Recording-studio complex in Hamburg, Germany

H.O.M.E. Studios ("House Of Music & Entertainment") is the largest recording-studio complex in Hamburg, Germany. The founder and owner of H.O.M.E. Studios is German music producer and songwriter Franz Plaza. H.O.M.E. Studios has been situated in the middle of Hamburg's Eimsbuttel-District since the 1980s.

== History ==
The studio's original name, Château du Pape, was changed in 1998, after Plaza acquired and reconfigured it. H.O.M.E. released productions for bands including Echt and Selig, as well as recordings and productions for Udo Lindenberg, Nena, and Rammstein.

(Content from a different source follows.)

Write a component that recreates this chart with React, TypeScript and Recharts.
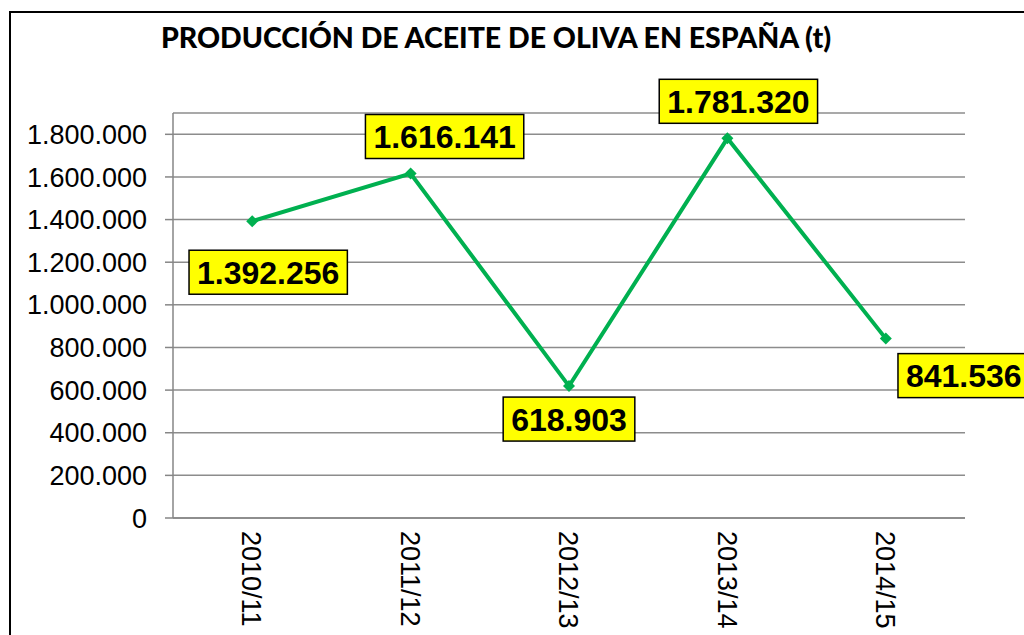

Productions for Eminem, Mariah Carey, Xavier Naidoo, Herbert Grönemeyer, Lauryn Hill, as well as part of the album Songs of Faith and Devotion by Depeche Mode, were recorded and engineered there.

== Related firms ==
H.O.M.E. Studios produces artists for its record label, Bring Me Home; manages rights for its publishing company, Ponk; and acts as an agent for local, national and international corporate events.

== Staff ==
The H.O.M.E. Studios team includes Plaza; audio-engineer Peter Schmidt (Peter Fox, Reamonn, Beatsteaks); producer and songwriter Philip Schwarz (Eli f, Fayzen, Cäthe); and Benny Dernhoff (KRIS (Revolver held), Nico Suave, Ken Kenay).

== Equipment ==
Facilities include space for pre- and post-production as well as two large studios with separate recording and control rooms. Both studios are equipped with mixing consoles by Solid State Logic (9080J Series and Duality SE). Control room 1 and its monitoring system were specially designed for H.O.M.E. Studios by Roger Quested. The recording-room counterpart was designed by acoustician Wolfgang Jensen. Connected are two 9-cubic-meter tile and mirror rooms, offering unique acoustic reflection and customizable sound and recording possibilities.